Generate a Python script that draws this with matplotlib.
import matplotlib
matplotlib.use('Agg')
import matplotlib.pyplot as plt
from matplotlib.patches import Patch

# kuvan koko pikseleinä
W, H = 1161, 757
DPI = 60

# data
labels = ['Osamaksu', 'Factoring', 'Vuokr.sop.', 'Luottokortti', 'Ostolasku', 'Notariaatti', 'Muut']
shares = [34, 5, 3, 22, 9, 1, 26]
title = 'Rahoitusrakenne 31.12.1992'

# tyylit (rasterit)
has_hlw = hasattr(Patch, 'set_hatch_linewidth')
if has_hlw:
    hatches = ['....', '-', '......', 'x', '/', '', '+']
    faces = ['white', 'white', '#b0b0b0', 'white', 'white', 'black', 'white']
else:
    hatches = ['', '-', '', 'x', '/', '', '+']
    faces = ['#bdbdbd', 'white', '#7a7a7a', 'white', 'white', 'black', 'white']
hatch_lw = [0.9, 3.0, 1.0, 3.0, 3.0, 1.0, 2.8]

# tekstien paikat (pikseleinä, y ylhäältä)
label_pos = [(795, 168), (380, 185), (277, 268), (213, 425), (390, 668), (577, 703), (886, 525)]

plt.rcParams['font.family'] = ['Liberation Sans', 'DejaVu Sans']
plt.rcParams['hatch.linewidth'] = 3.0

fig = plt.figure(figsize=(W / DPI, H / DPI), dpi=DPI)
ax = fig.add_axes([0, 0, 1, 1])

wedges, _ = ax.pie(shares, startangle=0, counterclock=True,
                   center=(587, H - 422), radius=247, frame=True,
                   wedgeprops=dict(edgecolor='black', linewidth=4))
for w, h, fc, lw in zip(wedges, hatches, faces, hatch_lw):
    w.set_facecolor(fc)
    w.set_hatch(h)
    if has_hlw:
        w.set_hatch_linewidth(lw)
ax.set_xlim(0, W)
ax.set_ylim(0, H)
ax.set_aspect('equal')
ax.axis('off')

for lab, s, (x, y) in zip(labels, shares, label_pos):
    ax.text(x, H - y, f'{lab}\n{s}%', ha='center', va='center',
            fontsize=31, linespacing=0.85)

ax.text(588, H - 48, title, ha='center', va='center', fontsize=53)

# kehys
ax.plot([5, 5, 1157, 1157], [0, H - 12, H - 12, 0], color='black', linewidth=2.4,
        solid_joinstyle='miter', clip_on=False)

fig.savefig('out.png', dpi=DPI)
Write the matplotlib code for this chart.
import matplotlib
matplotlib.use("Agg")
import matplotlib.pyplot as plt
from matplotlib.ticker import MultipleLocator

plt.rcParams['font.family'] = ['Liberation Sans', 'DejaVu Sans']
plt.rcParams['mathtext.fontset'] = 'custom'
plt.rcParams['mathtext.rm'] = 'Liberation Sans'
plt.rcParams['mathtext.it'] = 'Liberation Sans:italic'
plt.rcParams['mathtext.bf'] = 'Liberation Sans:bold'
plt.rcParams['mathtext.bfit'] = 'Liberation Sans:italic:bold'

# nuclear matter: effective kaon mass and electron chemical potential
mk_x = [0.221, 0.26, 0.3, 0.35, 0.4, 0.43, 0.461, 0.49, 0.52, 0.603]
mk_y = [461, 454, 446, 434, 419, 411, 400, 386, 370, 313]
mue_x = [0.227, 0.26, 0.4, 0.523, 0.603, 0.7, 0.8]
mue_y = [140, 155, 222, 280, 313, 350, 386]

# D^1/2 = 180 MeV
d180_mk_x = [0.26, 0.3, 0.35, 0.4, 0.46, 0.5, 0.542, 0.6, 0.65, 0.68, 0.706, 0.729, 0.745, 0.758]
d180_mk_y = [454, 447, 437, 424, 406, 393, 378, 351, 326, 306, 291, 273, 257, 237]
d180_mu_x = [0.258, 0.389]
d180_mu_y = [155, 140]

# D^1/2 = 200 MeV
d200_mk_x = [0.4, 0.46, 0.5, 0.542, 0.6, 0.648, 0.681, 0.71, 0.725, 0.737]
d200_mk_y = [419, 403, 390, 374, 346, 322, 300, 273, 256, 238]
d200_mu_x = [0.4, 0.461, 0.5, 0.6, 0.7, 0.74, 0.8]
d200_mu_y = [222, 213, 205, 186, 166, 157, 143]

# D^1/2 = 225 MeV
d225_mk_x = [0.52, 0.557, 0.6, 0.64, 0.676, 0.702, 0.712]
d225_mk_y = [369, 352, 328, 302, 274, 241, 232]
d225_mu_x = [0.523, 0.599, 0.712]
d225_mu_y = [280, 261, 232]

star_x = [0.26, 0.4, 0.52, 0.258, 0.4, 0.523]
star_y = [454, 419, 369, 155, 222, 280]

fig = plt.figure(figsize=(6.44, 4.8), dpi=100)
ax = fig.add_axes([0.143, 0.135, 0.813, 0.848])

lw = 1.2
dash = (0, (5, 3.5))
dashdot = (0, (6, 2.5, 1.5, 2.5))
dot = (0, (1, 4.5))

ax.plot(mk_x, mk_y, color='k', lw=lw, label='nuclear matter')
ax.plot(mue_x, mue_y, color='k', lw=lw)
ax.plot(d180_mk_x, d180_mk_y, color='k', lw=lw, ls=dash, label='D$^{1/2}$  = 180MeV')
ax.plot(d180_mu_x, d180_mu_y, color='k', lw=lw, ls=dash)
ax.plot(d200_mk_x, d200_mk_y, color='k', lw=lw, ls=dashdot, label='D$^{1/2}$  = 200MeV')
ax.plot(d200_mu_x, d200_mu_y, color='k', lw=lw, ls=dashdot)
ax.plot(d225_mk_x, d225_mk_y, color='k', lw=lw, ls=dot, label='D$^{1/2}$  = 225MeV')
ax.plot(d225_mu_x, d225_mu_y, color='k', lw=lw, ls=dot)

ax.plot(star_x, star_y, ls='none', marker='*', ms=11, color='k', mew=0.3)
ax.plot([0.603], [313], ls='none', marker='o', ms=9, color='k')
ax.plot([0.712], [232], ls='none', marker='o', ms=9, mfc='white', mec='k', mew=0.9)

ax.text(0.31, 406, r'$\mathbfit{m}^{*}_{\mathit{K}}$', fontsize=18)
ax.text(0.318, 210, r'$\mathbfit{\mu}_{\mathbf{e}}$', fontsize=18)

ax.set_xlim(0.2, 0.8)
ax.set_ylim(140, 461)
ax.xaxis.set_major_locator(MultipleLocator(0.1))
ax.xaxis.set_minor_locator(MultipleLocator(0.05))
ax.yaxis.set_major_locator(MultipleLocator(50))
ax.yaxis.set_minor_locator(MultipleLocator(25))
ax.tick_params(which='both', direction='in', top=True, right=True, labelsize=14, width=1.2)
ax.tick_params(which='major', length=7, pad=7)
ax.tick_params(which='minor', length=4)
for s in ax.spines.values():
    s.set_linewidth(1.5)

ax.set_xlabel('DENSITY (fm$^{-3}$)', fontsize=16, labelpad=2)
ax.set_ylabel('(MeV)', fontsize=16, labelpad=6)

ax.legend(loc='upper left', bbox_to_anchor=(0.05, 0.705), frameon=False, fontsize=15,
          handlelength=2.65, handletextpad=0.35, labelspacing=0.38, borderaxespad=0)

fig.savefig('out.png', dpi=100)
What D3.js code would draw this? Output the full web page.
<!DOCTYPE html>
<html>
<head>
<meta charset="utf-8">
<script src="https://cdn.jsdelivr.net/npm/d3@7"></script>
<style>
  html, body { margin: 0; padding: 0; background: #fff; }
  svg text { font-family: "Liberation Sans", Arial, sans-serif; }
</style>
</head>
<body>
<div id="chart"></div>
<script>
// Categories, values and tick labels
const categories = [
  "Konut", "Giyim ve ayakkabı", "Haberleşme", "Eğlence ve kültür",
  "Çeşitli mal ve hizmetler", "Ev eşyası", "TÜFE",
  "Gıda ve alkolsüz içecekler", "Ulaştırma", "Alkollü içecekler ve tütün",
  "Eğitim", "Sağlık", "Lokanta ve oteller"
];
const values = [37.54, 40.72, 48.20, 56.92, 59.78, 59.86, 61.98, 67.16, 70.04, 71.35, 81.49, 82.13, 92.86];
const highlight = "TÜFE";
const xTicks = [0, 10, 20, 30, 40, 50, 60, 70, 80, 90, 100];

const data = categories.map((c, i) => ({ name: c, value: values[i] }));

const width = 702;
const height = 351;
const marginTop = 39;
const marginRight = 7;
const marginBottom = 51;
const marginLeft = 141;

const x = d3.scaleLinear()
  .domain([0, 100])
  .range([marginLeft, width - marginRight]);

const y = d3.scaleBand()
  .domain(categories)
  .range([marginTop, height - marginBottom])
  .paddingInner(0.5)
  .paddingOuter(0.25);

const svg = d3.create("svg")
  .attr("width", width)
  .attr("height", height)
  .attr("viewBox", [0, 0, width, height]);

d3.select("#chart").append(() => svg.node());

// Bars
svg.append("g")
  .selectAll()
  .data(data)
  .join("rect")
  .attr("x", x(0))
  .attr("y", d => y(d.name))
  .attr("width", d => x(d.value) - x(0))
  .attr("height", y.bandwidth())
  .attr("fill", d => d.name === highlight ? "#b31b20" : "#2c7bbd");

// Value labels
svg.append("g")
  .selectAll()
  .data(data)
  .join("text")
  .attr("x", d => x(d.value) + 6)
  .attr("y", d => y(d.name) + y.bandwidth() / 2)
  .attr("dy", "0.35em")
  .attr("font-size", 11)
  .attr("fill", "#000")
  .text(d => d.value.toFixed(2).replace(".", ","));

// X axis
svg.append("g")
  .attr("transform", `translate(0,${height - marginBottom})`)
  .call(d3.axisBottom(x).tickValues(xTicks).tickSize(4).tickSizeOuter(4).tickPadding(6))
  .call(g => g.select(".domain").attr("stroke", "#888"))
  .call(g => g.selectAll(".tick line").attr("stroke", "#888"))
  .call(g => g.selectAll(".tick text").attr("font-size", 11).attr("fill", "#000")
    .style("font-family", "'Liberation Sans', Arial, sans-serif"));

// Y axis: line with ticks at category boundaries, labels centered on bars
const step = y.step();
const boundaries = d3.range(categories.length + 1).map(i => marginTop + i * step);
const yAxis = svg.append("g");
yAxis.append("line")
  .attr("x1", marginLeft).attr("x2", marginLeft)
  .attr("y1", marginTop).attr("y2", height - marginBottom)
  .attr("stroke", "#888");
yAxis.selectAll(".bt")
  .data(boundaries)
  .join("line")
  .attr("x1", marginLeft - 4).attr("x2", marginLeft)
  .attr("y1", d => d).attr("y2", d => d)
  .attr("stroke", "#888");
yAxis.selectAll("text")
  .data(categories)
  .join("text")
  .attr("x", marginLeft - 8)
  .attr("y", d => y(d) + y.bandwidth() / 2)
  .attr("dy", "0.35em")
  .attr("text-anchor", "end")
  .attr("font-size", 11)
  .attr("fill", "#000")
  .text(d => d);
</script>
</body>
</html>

*Required work*:
Lines from the top of the entries through the line with "ax = fig.add_axes([0, 0, 1, 1])" are to be transcribed exactly, and nothing more.

*Task output*:
Generate a Python script that draws this with matplotlib.
import matplotlib
matplotlib.use('Agg')
import matplotlib.pyplot as plt
from matplotlib.patches import Patch

# kuvan koko pikseleinä
W, H = 1161, 757
DPI = 60

# data
labels = ['Osamaksu', 'Factoring', 'Vuokr.sop.', 'Luottokortti', 'Ostolasku', 'Notariaatti', 'Muut']
shares = [34, 5, 3, 22, 9, 1, 26]
title = 'Rahoitusrakenne 31.12.1992'

# tyylit (rasterit)
has_hlw = hasattr(Patch, 'set_hatch_linewidth')
if has_hlw:
    hatches = ['....', '-', '......', 'x', '/', '', '+']
    faces = ['white', 'white', '#b0b0b0', 'white', 'white', 'black', 'white']
else:
    hatches = ['', '-', '', 'x', '/', '', '+']
    faces = ['#bdbdbd', 'white', '#7a7a7a', 'white', 'white', 'black', 'white']
hatch_lw = [0.9, 3.0, 1.0, 3.0, 3.0, 1.0, 2.8]

# tekstien paikat (pikseleinä, y ylhäältä)
label_pos = [(795, 168), (380, 185), (277, 268), (213, 425), (390, 668), (577, 703), (886, 525)]

plt.rcParams['font.family'] = ['Liberation Sans', 'DejaVu Sans']
plt.rcParams['hatch.linewidth'] = 3.0

fig = plt.figure(figsize=(W / DPI, H / DPI), dpi=DPI)
ax = fig.add_axes([0, 0, 1, 1])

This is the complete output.